Tüm sektörlerdeki kritik kurum ve kuruluşlarımızda siber olaylara müdahale ekipleri oluşturuldu
Cumhurbaşkanı Erdoğan, açılışı yapılan USOM’un yılın 365 günü, günün 24 saati kesintisiz çalışacağını vurgulayarak “Burada yerli ve milli imkânlarla geliştirdiğimiz siber güvenlik sistemlerini kullanarak hem saldırıları engelliyor hem de önceden tedbir alıyoruz. Savunmadan iletişime, sağlıktan enerjiye, finanstan eğitime kadar tüm sektörlerdeki kritik kurum ve kuruluşlarımızda siber olaylara müdahale ekipleri oluşturduk. Şu anda bin 300 kurumumuzda yaklaşık 4 bin uzmanla siber güvenlik faaliyetleri yürütülüyor. Bu ekipler istihbarat paylaşımından güç birliğine kadar her alanda dayanışma içerisinde çalışıyor. Siber savunmada yapay zekâ ve makine öğrenmesi teknikleri giderek önem kazanıyor. Ülkemize yönelik siber saldırıların pek çoğu işte bu ekipler ve uygulamalarla çoğu defa kimsenin haberi olmadan bertaraf ediliyor. Tüm bu çalışmalar sayesinde Türkiye küresel siber güvenlik endeksinde dünyada 20’nci, Avrupa’da 11’inci sıraya yükseldi.

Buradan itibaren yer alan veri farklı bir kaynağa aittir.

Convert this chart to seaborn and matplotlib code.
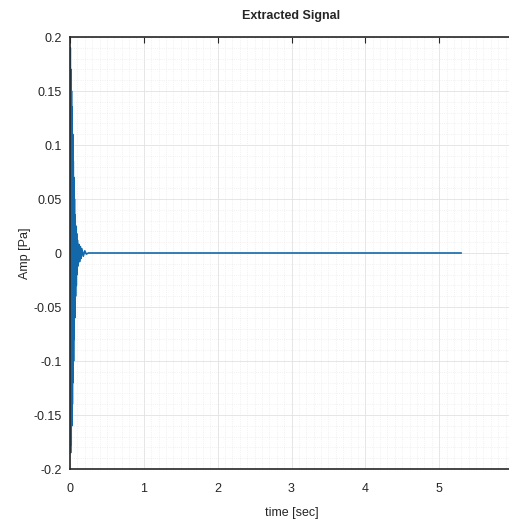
import matplotlib
matplotlib.use("Agg")
import matplotlib.pyplot as plt
import seaborn as sns
import pandas as pd
from matplotlib.ticker import MultipleLocator, FuncFormatter

# Data: decaying burst near t=0, then flat to ~5.3 s
time_sec = [0.000, 0.004, 0.008, 0.012, 0.016, 0.020, 0.024, 0.028, 0.032, 0.036,
            0.040, 0.044, 0.048, 0.052, 0.056, 0.060, 0.065, 0.070, 0.075, 0.080,
            0.085, 0.090, 0.095, 0.100, 0.110, 0.120, 0.130, 0.140, 0.150, 0.160,
            0.180, 0.200, 0.220, 0.250, 5.300]
amp_pa = [0.000, 0.190, -0.185, 0.170, -0.178, 0.150, -0.160, 0.135, -0.140, 0.110,
          -0.120, 0.085, -0.100, 0.070, -0.080, 0.050, -0.060, 0.035, -0.040, 0.025,
          -0.030, 0.018, -0.020, 0.012, -0.012, 0.008, -0.008, 0.006, -0.005, 0.004,
          -0.003, 0.002, -0.001, 0.000, 0.000]

x_ticks = [0, 1, 2, 3, 4, 5, 6]
y_ticks = [-0.2, -0.15, -0.1, -0.05, 0, 0.05, 0.1, 0.15, 0.2]

sns.set_style("white")
plt.rcParams['font.family'] = ['Liberation Sans', 'DejaVu Sans']
plt.rcParams['axes.unicode_minus'] = False

df = pd.DataFrame({"time": time_sec, "amp": amp_pa})

fig = plt.figure(figsize=(5.09, 5.23), dpi=100)
ax = fig.add_axes([70/509, 1 - 469/523, (513 - 70)/509, (469 - 37)/523])

sns.lineplot(data=df, x="time", y="amp", ax=ax, color="#1368AA",
             linewidth=1.2, sort=False, estimator=None)

ax.set_xlim(0, 6)
ax.set_ylim(-0.2, 0.2)
ax.set_xticks(x_ticks)
ax.set_yticks(y_ticks)
ax.xaxis.set_minor_locator(MultipleLocator(0.1))
ax.yaxis.set_minor_locator(MultipleLocator(0.01))
fmt = FuncFormatter(lambda v, p: "%g" % round(v, 4))
ax.xaxis.set_major_formatter(fmt)
ax.yaxis.set_major_formatter(fmt)

ax.grid(True, which="major", color="#e2e2e2", linewidth=0.6, linestyle="-")
ax.grid(True, which="minor", color="#e8e8e8", linewidth=0.5, linestyle=":")
ax.set_axisbelow(True)

for s in ax.spines.values():
    s.set_color("#262626")
    s.set_linewidth(1.2)
ax.spines["right"].set_visible(False)

ax.tick_params(axis="both", which="major", direction="in", length=4,
               top=True, right=False, labelsize=9, colors="#262626", pad=6)
ax.tick_params(axis="x", which="major", pad=10)
ax.tick_params(axis="both", which="minor", length=0)

ax.set_title("Extracted Signal", fontsize=9, fontweight="bold", pad=13)
ax.set_xlabel("time [sec]", fontsize=9, labelpad=9)
ax.set_ylabel("Amp [Pa]", fontsize=9, labelpad=2)

fig.savefig("out.png", dpi=100)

Almanya, İtalya, Belçika gibi ülkelerin önünde yer aldığımız bu sıralamada daha da yukarılara tırmanmakta kararlıyız” açıklamasını yaptı. Siber güvenlik alanında milli hassasiyetlere sahip nitelikli uzmanlar yetiştirmeyi de ihmal etmediklerini ve bu doğrultuda ‘BTK Akademi’yi kurduklarını söyleyen Erdoğan, “Eğitim dâhil herhangi bir ön şart aranmaksızın tüm gençlerimize açık olan akademide siber güvenlik ve 5G başta olmak üzere sektörün nitelikli insan kaynağı ihtiyacını karşılamaya yönelik çalışmaları yapıyoruz” dedi.
‘Türkiye Ulusal Mobil Uyarı Sistemi’ni hayata geçirdik
“İnternetin sorunlu değil sorumlu kullanımı giderek daha önemli hale gelmeye başladı” değerlendirmesini yapan Cumhurbaşkanı Erdoğan, ‘Türkiye Ulusal Mobil Uyarı Sistemi’ni hayata geçirdik. Bu sistem ile gerektiğinde ülkemizdeki tüm kullanıcıların cep telefonlarına bir saat içinde mesaj gönderebilecek bir altyapı oluşturduk. Sistemi sadece belirli bölgelerimize, belirli illerimize, ilçelerimize göre sınırlayarak kullanabiliyoruz. Afetlerde ve her türlü acil durum hallerinde bu sistemden göndereceğimiz mesajlarla vatandaşlarımızı ikaz edebilecek, bilgilendirebilecek ve yönlendirebileceğiz. Yakında bu sistemi ülkemizdeki ilgili kurumların kullanımına açıyoruz” açıklamasını yaptı. Ulaştırma ve Altyapı Bakanı Cahit Turhan, Ulaştırma ve Altyapı Bakan Yardımcısı Ömer Fatih Sayan ve BTK Başkanı Ömer Abdullah Karagözoğlu’nun konuşmalarının ardından USOM’un açılışı gerçekleştirildi.